Making the issue personal for Maverick is how returning to the Top Gun base brings him into contact with an old flame, a single mom bartender played by Jennifer Connelly, and that one of the pilots for the mission is "Rooster", the son of "Goose", his late friend and crew member, who got killed in the first one. Initially, and from the trailers, it seems that Rooster still blames Maverick for his father's death, but as developed in the film, the reasons are more complicated and make more sense, given the reality that Maverick was far from guilty. Rooster's resentments not withstanding, Maverick is still deeply invested in his well-being, which is the source of their conflict.
Top Gun:Maverick smooths over a lot of the flaws in the story of the first one. Under the sort of metatextual scrutiny most stories are given in this day and age, his antics and arrogance from the original doesn't hold up, but in this film, is translated to something more functional and plausible, and Maverick is allowed to be more mature. His relationship with the younger pilots is well-done. We don't have any "your old hero is a dinosaur and it's time for him to take a backseat to the new generation" garbage. While Maverick is told as much, more than once, it is by people of similar or greater age, as the voice of an institution. Maverick's fight is not to prove he's still got it, in fact his ability or fitness are never in question (because he flies cutting edge planes to the limits of their performance, so duh), but to teach his students to perform in unusual circumstances for which his experience with older equipment, in situations previously believed irrelevant, is directly applicable.

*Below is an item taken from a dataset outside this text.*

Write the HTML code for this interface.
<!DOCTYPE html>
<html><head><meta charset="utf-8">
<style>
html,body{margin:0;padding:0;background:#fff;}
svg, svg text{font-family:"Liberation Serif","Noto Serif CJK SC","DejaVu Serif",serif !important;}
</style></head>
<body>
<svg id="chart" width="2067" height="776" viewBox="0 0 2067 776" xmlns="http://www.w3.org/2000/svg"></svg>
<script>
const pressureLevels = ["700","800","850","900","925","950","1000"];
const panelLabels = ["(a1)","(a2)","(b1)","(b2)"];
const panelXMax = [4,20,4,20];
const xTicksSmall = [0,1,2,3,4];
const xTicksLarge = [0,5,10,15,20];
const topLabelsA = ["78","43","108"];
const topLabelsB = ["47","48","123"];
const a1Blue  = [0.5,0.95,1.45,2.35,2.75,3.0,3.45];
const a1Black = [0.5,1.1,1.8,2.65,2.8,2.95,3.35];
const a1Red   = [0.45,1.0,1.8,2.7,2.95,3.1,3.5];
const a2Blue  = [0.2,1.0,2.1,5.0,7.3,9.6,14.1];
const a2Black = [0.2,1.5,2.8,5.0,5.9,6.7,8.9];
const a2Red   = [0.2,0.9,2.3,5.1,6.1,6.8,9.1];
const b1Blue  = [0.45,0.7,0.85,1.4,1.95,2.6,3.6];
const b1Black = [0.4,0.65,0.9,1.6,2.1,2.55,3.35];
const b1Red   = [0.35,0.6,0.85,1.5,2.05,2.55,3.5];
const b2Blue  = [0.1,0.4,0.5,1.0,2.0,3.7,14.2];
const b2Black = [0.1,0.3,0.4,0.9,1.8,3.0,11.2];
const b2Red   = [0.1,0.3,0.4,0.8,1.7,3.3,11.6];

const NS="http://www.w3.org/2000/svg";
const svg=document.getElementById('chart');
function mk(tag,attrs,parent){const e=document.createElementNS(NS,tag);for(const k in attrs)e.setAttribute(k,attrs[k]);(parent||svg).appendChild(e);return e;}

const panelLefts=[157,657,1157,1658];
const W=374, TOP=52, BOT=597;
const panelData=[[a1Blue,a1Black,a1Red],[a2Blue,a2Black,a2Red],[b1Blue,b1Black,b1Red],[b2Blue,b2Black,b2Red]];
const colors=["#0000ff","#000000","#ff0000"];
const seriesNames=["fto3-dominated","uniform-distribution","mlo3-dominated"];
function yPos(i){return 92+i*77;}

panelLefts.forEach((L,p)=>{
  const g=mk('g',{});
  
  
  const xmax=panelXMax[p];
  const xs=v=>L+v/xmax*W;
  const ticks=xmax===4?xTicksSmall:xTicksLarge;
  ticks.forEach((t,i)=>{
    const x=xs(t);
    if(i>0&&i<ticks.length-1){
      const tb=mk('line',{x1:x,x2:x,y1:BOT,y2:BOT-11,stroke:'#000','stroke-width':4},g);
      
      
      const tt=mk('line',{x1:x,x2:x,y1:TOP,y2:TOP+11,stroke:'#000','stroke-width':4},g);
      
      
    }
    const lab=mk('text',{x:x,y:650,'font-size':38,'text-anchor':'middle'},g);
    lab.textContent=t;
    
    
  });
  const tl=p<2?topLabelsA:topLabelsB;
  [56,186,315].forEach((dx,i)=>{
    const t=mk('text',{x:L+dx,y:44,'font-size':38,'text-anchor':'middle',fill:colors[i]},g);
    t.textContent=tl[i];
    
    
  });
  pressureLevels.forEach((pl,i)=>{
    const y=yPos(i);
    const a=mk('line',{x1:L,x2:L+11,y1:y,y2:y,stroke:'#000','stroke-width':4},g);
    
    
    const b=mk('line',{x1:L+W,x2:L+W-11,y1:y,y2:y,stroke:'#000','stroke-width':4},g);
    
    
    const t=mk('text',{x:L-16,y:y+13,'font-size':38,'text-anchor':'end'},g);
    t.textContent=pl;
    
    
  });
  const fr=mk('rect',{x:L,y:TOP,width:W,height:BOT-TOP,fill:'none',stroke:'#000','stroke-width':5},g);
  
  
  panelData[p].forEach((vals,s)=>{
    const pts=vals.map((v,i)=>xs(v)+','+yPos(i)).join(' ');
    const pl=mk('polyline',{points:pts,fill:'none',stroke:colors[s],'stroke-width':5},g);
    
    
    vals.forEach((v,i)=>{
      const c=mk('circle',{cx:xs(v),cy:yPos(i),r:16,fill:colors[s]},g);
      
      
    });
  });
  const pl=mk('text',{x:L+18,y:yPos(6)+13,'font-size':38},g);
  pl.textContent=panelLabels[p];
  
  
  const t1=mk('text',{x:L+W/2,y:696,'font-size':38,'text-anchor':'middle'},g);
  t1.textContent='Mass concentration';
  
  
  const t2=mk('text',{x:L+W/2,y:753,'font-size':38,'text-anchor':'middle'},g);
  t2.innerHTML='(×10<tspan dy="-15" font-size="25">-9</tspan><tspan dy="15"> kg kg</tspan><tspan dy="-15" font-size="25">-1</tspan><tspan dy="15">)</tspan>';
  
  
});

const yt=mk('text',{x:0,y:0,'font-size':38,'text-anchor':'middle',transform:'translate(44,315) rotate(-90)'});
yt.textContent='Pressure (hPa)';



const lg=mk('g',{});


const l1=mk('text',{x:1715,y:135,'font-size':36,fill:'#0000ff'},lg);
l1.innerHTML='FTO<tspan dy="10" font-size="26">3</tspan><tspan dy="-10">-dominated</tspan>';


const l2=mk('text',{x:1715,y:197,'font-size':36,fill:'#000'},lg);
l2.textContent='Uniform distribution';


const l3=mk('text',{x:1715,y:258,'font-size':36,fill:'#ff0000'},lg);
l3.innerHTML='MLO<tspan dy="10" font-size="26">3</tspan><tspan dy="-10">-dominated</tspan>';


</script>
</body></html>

The plot does a good job of setting things up, without being transparent, or pulling developments out of nowhere, to "subvert expectations". You have plenty of expectations generated by the film, and their satiation is satisfying and well-executed. Viewers mileage might vary regarding the ending and whether or not it's excessive and if the film should not have largely ended at an earlier point, but I don't think it's unearned.
Overall, as a sequel, this draws from the source material, without tainting it in hindsight or being too dependent on it, and as a result, is a good film in its own right as well as a satisfying return to the lead character and setting.
EDIT: Also, a thing everyone is talking about is that they used real plane footage, rather than CGI. IDK much about CGI, I still have no idea what everyone is whining about with Henry Cavil's moustache in Justice League, and I think we get a lot of unprepossessing cockpit shots and weird shots from what is obviously a camera mounted on a jet plane, but if you notice and hate CGI, there's that.